The chief wildlife warden, A S Negi, incidentally, was never party to the discussions held in Delhi on the subject. He was sent a government order informing him that the imf's proposal had been accepted. He simply complied. "Influential people -- members of imf -- were lobbying for the proposal. Why else should an expedition by the Indian army have to wait six months for clearance while M K Sharma, the aigf , assures clearances to the imf in matter of few days?" comments a senior bureaucrat in the mef. But N N Vohra, president of the imf and a retired senior ias officer brushes it all off, saying, "All these accusations are politically motivated."

Mountaineers and managers
But the motivation is purely business. For a recent expedition to the reserve by a Korean team the imf charged us $9,911 as handling charges (The team, it is another story though, was later packed off from the region while trying to enter the core of the ndbr illegally). The amount converts to approximately rupees four lakh. In comparison, an average villager in Lata earns Rs 5,727 per annum from the village ecosystem and Rs 70-200 per day from carrying 30-40 kilogrammes of weight as porter to heights more than 7,000 metres (m). imf charges us $3,000 for treks to over 7,000 m, besides making money out of renting equipment.

Real ecotourism
Sunil Kainthola, of Janadhar, Dehra Dun-based non governmental organisation, suggests, "Why can't the people be allowed to manage tourism in the region? They have a plan. The government should provide the capital. They'll do a better job -- maybe set up an example for the entire Himalaya-based tourism."
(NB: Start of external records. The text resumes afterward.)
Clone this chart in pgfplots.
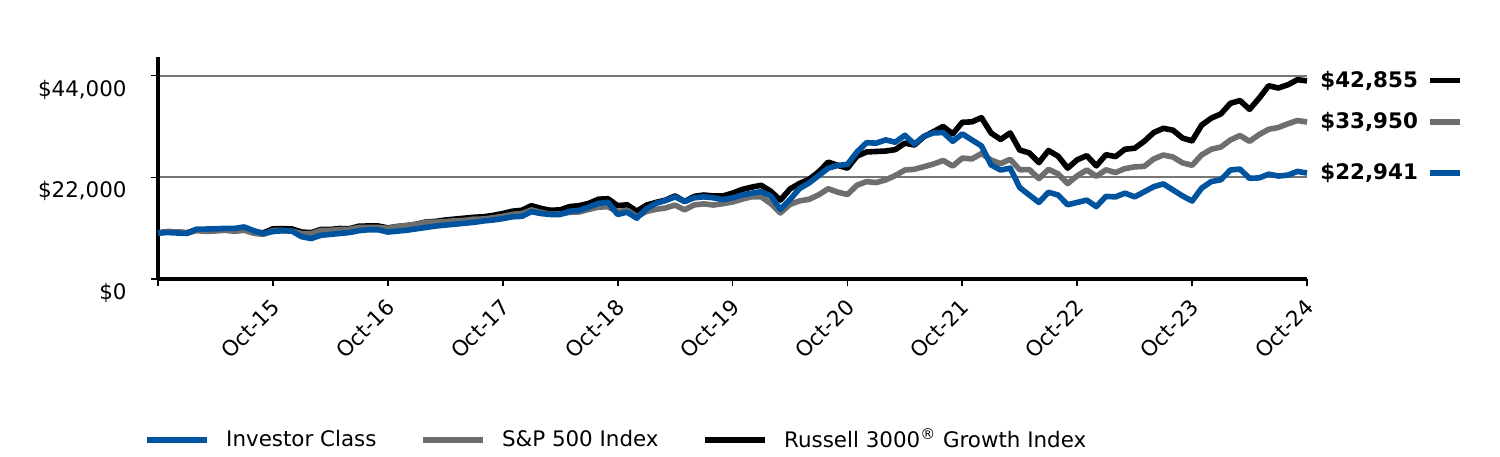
\documentclass[border=0pt]{standalone}
\usepackage{fontspec}
\setmainfont{DejaVu Sans}
\usepackage{pgfplots}
\usepackage{pgfplotstable}
\pgfplotsset{compat=1.18}
\definecolor{fundblue}{RGB}{0,84,159}
\definecolor{spgray}{RGB}{110,110,110}
\definecolor{gridgray}{RGB}{118,118,118}

\pgfplotstableread{
i fund sp rg
0 10000 10000 10000
1 10100 10269 10300
2 10000 10243 10220
3 9900 9936 10050
4 10800 10507 10650
5 10850 10341 10550
6 10900 10440 10620
7 11000 10575 10760
8 11000 10370 10580
9 11300 10588 10930
10 10500 9949 10280
11 9900 9704 10020
12 10300 10523 10900
13 10500 10554 10930
14 10400 10388 10880
15 9200 9872 10200
16 8800 9859 10080
17 9500 10528 10760
18 9700 10569 10770
19 9900 10759 10970
20 10100 10787 10920
21 10500 11185 11480
22 10700 11201 11510
23 10700 11203 11520
24 10200 10999 11100
25 10400 11406 11400
26 10600 11632 11600
27 10900 11853 11900
28 11200 12323 12400
29 11500 12338 12500
30 11700 12465 12800
31 11900 12641 13000
32 12100 12719 13200
33 12300 12981 13400
34 12600 13021 13500
35 12800 13289 13800
36 13100 13599 14200
37 13500 14016 14700
38 13600 14172 14900
39 14600 14984 15900
40 14200 14431 15300
41 14000 14065 14900
42 14000 14118 15000
43 14700 14459 15700
44 14900 14548 15900
45 15600 15090 16400
46 16400 15581 17300
47 16600 15670 17400
48 14000 14598 15900
49 14500 14896 16100
50 13200 13551 14700
51 15200 14636 16000
52 16400 15106 16600
53 17000 15399 17100
54 17800 16023 18000
55 16800 15005 16800
56 17600 16063 17900
57 17800 16294 18200
58 17600 16037 18000
59 17200 16337 18000
60 17600 16691 18600
61 18200 17297 19400
62 18600 17819 19900
63 18900 17812 20300
64 18000 16346 19000
65 15100 14327 17100
66 17200 16164 19500
67 19600 16933 20700
68 20800 17270 21600
69 22400 18244 23200
70 24000 19556 25300
71 24600 18813 24600
72 24800 18312 24000
73 27500 20318 26600
74 29500 21098 27500
75 29400 20885 27600
76 30100 21461 27700
77 29600 22401 28000
78 31100 23597 29400
79 29200 23762 29000
80 30900 24316 30800
81 31600 24895 31900
82 31700 25652 33000
83 29800 24459 31400
84 31400 26174 33900
85 30100 25993 34000
86 28800 27158 34900
87 24700 25754 31600
88 23600 24984 30200
89 24000 25911 31600
90 19800 23652 27900
91 18200 23694 27300
92 16600 21740 25200
93 18800 23744 27800
94 18200 22775 26600
95 16100 20677 24000
96 16600 22352 25800
97 17100 23601 26700
98 15700 22242 24500
99 17900 23639 26900
100 17800 23062 26500
101 18600 23908 28100
102 17800 24281 28300
103 18900 24386 29800
104 20000 25998 31700
105 20600 26832 32600
106 19300 26405 32200
107 18000 25146 30500
108 16900 24618 29900
109 19700 26866 33300
110 21100 28086 34800
111 21500 28558 35700
112 23600 30083 38000
113 23800 31052 38600
114 21800 29785 36700
115 21900 31262 39100
116 22700 32385 41800
117 22300 32780 41300
118 22500 33576 42000
119 23300 34294 43100
120 22941 33950 42855
}\growthdata

\begin{document}
\begin{tikzpicture}
\begin{axis}[
  at={(0,0)}, anchor=south west,
  scale only axis, width=574.5pt, height=111.15pt,
  xmin=0, xmax=120, ymin=0, ymax=48000,
  scaled y ticks=false,
  axis x line=bottom, axis y line=left,
  axis line style={-, line width=2pt, black},
  xtick={0,12,...,120},
  xticklabels={{},Oct-15,Oct-16,Oct-17,Oct-18,Oct-19,Oct-20,Oct-21,Oct-22,Oct-23,Oct-24},
  ytick={0,22000,44000},
  yticklabels={{\$0},{\$22,000},{\$44,000}},
  tick align=outside, major tick length=3.5pt,
  tick style={line width=0.9pt, black},
  ymajorgrids, major grid style={gridgray, line width=1pt},
  font=\fontsize{10.7}{12.8}\selectfont,
  yticklabel style={anchor=east, inner sep=0pt, xshift=-12pt, yshift=-7pt},
  xticklabel style={xshift=-1.5pt, yshift=-5.5pt, rotate=45, anchor=north east, inner sep=0pt},
  clip=false,
  legend style={draw=none, fill=none, inner sep=0pt,
    at={(rel axis cs:-0.012,-0.723)}, anchor=west,
    font=\fontsize{10.7}{12.8}\selectfont,
    /tikz/every even column/.append style={column sep=20pt},
    /tikz/every odd column/.append style={column sep=6pt}},
  legend columns=-1,
  legend image code/.code={\draw[#1] (0pt,0pt) -- (30pt,0pt);},
  every axis plot/.append style={line width=2.8pt, line join=round},
]
\addlegendimage{fundblue, line width=2.8pt}
\addlegendentry{Investor Class}
\addlegendimage{spgray, line width=2.8pt}
\addlegendentry{S\&P 500 Index}
\addlegendimage{black, line width=2.8pt}
\addlegendentry{Russell 3000\textsuperscript{®} Growth Index}

\addplot[black, forget plot] table[x=i, y=rg] {\growthdata};
\addplot[spgray, forget plot] table[x=i, y=sp] {\growthdata};
\addplot[fundblue, forget plot] table[x=i, y=fund] {\growthdata};

\node[anchor=west, inner sep=0pt, xshift=6.5pt, font=\fontsize{10.7}{12.8}\selectfont\bfseries] at (axis cs:120,42855) {\$42,855};
\node[anchor=west, inner sep=0pt, xshift=6.5pt, font=\fontsize{10.7}{12.8}\selectfont\bfseries] at (axis cs:120,33950) {\$33,950};
\node[anchor=west, inner sep=0pt, xshift=6.5pt, font=\fontsize{10.7}{12.8}\selectfont\bfseries] at (axis cs:120,22941) {\$22,941};
\draw[black, line width=2.6pt] (axis cs:120,42855) ++(61.5pt,0) -- ++(15pt,0);
\draw[spgray, line width=2.6pt] (axis cs:120,33950) ++(61.5pt,0) -- ++(15pt,0);
\draw[fundblue, line width=2.6pt] (axis cs:120,22941) ++(61.5pt,0) -- ++(15pt,0);
\end{axis}
\path ([shift={(-79pt,-88.35pt)}]current axis.south west) rectangle ++(750pt,228pt);
\end{tikzpicture}
\end{document}
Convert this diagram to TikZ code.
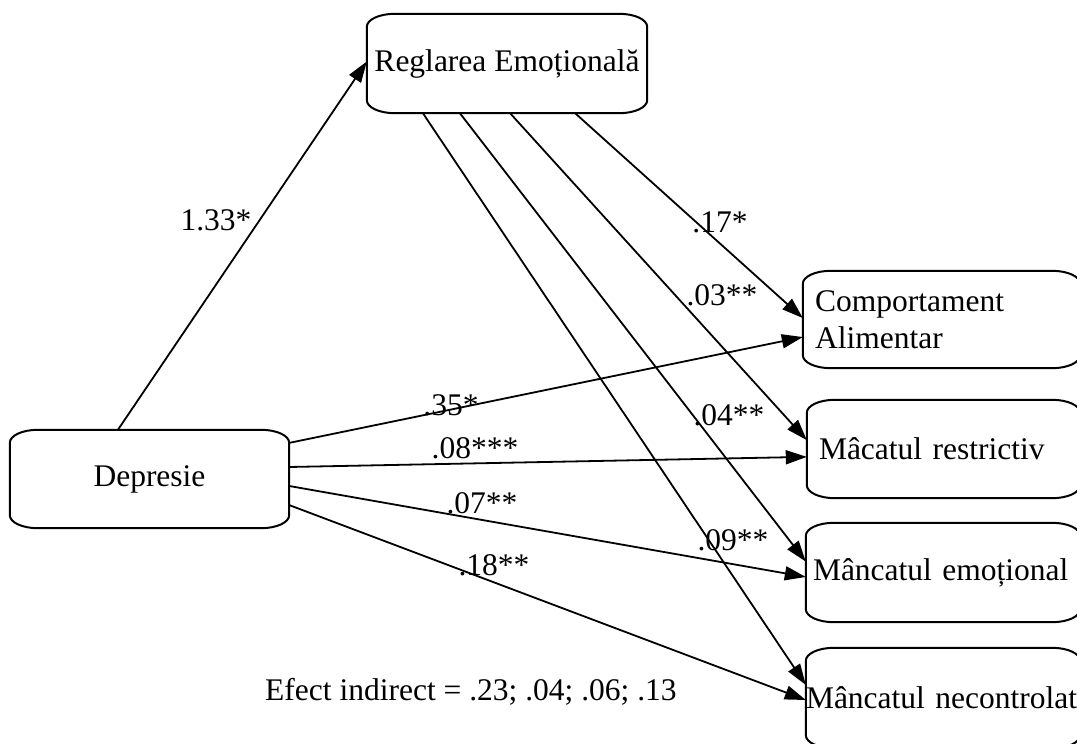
\documentclass[tikz,border=0pt]{standalone}
\usepackage{fontspec}
\setmainfont{Liberation Serif}
\usetikzlibrary{calc,arrows.meta}
\newcommand\eboxdraw[1]{%
  \draw[boxline] ($(#1.north west)+(28pt,0pt)$) -- ($(#1.north east)+(-28pt,0pt)$)
    arc[start angle=90,end angle=0,x radius=28pt,y radius=13pt]
    -- ($(#1.south east)+(0pt,13pt)$)
    arc[start angle=0,end angle=-90,x radius=28pt,y radius=13pt]
    -- ($(#1.south west)+(28pt,0pt)$)
    arc[start angle=270,end angle=180,x radius=28pt,y radius=13pt]
    -- ($(#1.north west)+(0pt,-13pt)$)
    arc[start angle=180,end angle=90,x radius=28pt,y radius=13pt] -- cycle;}
\begin{document}
\begin{tikzpicture}[x=1pt,y=-1pt,
  txt/.style={font=\fontsize{31.5}{37}\selectfont},
  ebox/.style={txt, draw=none, inner ysep=0pt},
  lbl/.style={txt, inner sep=0pt},
  boxline/.style={line width=2pt},
  arr/.style={line width=1.8pt, -{Triangle[length=21pt,width=14pt]}}]
\useasboundingbox (0,0) rectangle (1077,744);
\clip (0,0) rectangle (1077,744);
% boxes
\node[ebox, minimum width=280pt, minimum height=99pt, align=center] (reg) at (507,63.5) {Reglarea Emoțională};
\node[ebox, minimum width=279pt, minimum height=98pt, align=center] (dep) at (149.5,479) {Depresie};
\node[ebox, minimum height=97pt, inner xsep=12pt, text width=253pt, align=left] (comp) at (941.5,319.5) {Comportament\\Alimentar};
\node[ebox, minimum height=98pt, inner xsep=12pt, text width=249pt, align=left] (restr) at (943.5,449) {Mâcatul restrictiv};
\node[ebox, minimum height=99pt, inner xsep=7pt, text width=260pt, align=left] (emo) at (943,572.5) {Mâncatul emoțional};
\node[ebox, minimum height=100pt, inner xsep=0pt, text width=274pt, align=left] (nec) at (943,698) {Mâncatul necontrolat};
\eboxdraw{reg}
\eboxdraw{dep}
\eboxdraw{comp}
\eboxdraw{restr}
\eboxdraw{emo}
\eboxdraw{nec}
% connectors
\draw[arr] ($(dep.north west)!0.387!(dep.north east)$) -- ($(reg.north west)!0.48!(reg.south west)$);
\draw[arr] ($(reg.south west)!0.743!(reg.south east)$) -- ($(comp.north west)!0.485!(comp.south west)$);
\draw[arr] ($(reg.south west)!0.511!(reg.south east)$) -- ($(restr.north west)!0.41!(restr.south west)$);
\draw[arr] ($(reg.south west)!0.332!(reg.south east)$) -- ($(emo.north west)!0.39!(emo.south west)$);
\draw[arr] ($(reg.south west)!0.2!(reg.south east)$) -- ($(nec.north west)!0.37!(nec.south west)$);
\draw[arr] ($(dep.north east)!0.133!(dep.south east)$) -- ($(comp.north west)!0.68!(comp.south west)$);
\draw[arr] ($(dep.north east)!0.378!(dep.south east)$) -- ($(restr.north west)!0.58!(restr.south west)$);
\draw[arr] ($(dep.north east)!0.571!(dep.south east)$) -- ($(emo.north west)!0.545!(emo.south west)$);
\draw[arr] ($(dep.north east)!0.765!(dep.south east)$) -- ($(nec.north west)!0.52!(nec.south west)$);
% labels
\node[lbl] (l133) at (216,220) {1.33*};
\node[lbl] (l17) at (720,222) {.17*};
\node[lbl] (l03) at (722,295) {.03**};
\node[lbl] (l35) at (451,405) {.35*};
\node[lbl] (l04) at (729,415) {.04**};
\node[lbl] (l08) at (475,448) {.08***};
\node[lbl] (l07) at (482,503) {.07**};
\node[lbl] (l09) at (733,540) {.09**};
\node[lbl] (l18) at (494,565) {.18**};
\node[lbl, anchor=west] (efect) at (265,692) {Efect indirect = .23; .04; .06; .13};
\end{tikzpicture}
\end{document}
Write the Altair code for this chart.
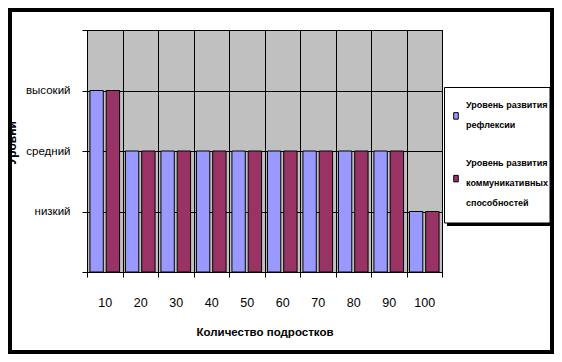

Dhan Singh Rana adds, "The forest department has made thieves out of us in our own backyard. Now they want us to beg before the tourist operators to earn menial amounts. If the ndbr is to be opened to tourism, let the people of the region manage the business and earn off it," he says. And the village has simple solutions in store to make tourism ecologically-sound. They propose that the village houses on lower hills, which remain vacant during summers, be used for accommodation instead of constructing concrete monstrosities; ecological experts be invited to work with villagers to devise routes and methods to minimise ecological impact of tourism and the local community be taught to monitor and study ecology using new methodologies as well be allowed traditional practices. "If my son earns from a legitimate source of income he will neither have to depend upon illegitimate ones, like some of us now, nor wait for the forest guard to distribute doles to subsist on." A plan in hand, the people of Lata wait, rather impatiently though.